Les politiciens qui continuent à promettre de la « croissance® » à tout va et persistent à baser leur politique dessus sont prévenus : ce sont donc au choix des menteurs ou des irresponsables, l'un n'excluant pas l'autre.

J'en étais donc là de ma réflexion lorsque j'ai entendu Philippe Bihouix. Et ce qu'il a raconté m'a achevé.

Il a commencé son intervention en parlant de la terre arable. (Pas « arabe », hein, Guéant, «arable »). La terre qui sert à faire pousser des plantes qui nous nourrissent, ou qui nourrissent les animaux dont nous nous nourrissons. Ben oui, la terre, qui se transforme en boue quand il pleut. Figurez-vous qu'en France, en l'espace de 10 ans, nous avons englouti 1% de son étendue, soit la surface d'un département. Le responsable, c'est ce qu'on appelle « l'étalement urbain ». Facilement observable lorsque comme moi on habite à la lisière d'une agglomération : en quelques années, les champs disparaissent, remplacés par des routes, centres commerciaux, marchands de bagnoles, supermarchés hard-discount, lotissements, entrepôts, entreprises… La ville s'étale, la terre disparaît.
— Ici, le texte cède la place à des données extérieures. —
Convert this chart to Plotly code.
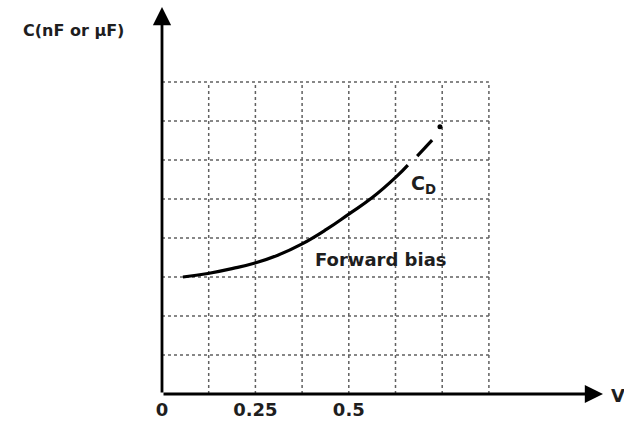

Et ce n'est pas tout, la terre est aussi naturellement érodée par la pluie et le vent, et sa « vie intérieure » détruite par les saloperies de l'agrochimie. Nous « mangeons » une tonne de terre pour une tonne de nourriture produite : à ce rythme, il en reste pour une durée de 25 à 75 ans…
Ensuite ? On devra cultiver « hors sol », comme les tomates d'Almeria… Putain, qu'est-ce qu'on va se régaler ! D'autant que la culture hors-sol nécessite bien plus d'énergie, énergie qu'au risque de me répéter nous n'aurons plus.

Vous êtes proches de la nausée ? Allez vite chercher un sac en papier, car ce n'est pas fini. Philippe Bihouix est un spécialiste des métaux, il a même co-écrit un livre sur le sujet, il ne pouvait pas laisser passer l'occasion d'en parler. En bref, pour bon nombre de métaux, c'est un peu comme pour le pétrole : l'affaire de quelques dizaines d'années tout au plus. C'est logique : les métaux sont comme le pétrole : ce sont des ressources non renouvelables, que l'on pille avec un acharnement absolu depuis une durée ridiculement faible en regard de l'histoire humaine, et qui vont donc disparaître avec notre génération.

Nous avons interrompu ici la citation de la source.